At the NFL Annual Meeting in Phoenix this week, owners voted on several proposed rule changes.

Perhaps the most impactful might be the rule change that expands replay to subjective calls like pass interference. Under the new rule, coaches can challenge offensive and defensive pass interference calls, including non-calls. In the final two minutes of each half, calls will be subject to a booth review. This rule goes into effect for the 2019 season only and will be re-evaluated for a permanent change next year.

"As I've gone on in years in this league and I've seen so many things improve relative to obviously the players, the technology and the officials – I'm going to be real clear about this – I think the officials do a really good job and they have a very tough job," head coach BIll O'Brien said Tuesday. "I think anything we can do to help them get the call right on the field in certain situations is a good thing for the game, and that's what we're trying to resolve."

Reviewable plays will now also include fouls for roughing the passer, unnecessary contact against a player in a defenseless posture. Automatic replay reviews will be expanded to include scoring plays and turnovers negated by a foul and any extra-point or two-point conversion.

Owners also approved last year's kickoff changes and made them permanent.

Defenseless player protection was expanded with the elimination of blindside blocks, defined as forcible contact to a player with use of the blocker's helmet, forearm or shoulder.

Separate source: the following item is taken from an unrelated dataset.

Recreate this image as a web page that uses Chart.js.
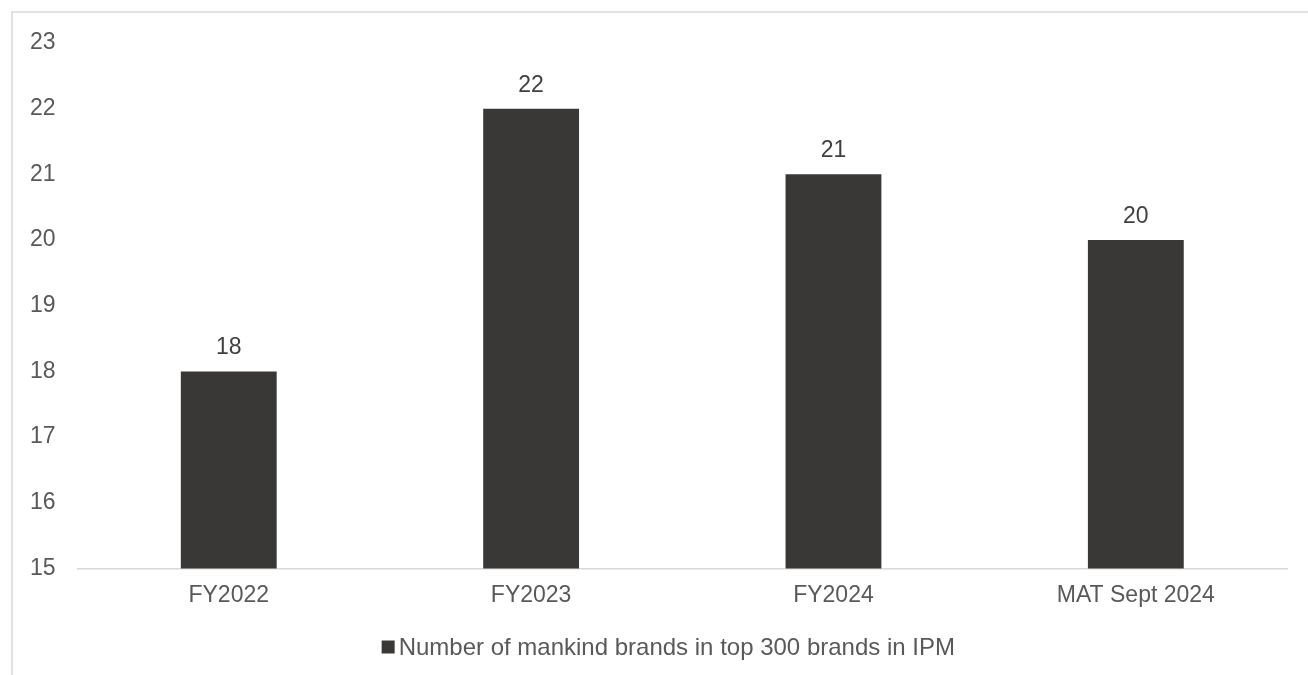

NFL clubs passed seven rules, six bylaws and two resolutions at this year's Annual meeting. A proposal by the Kansas City Chiefs to ensure both teams receive possession during overtime was tabled until the Spring Meeting in May. The Denver Broncos' proposal to adopt an AAF-style alternative to the onside kick, allowing teams to choose a fourth-and-15 at their own 35-yard line following a score, was defeated.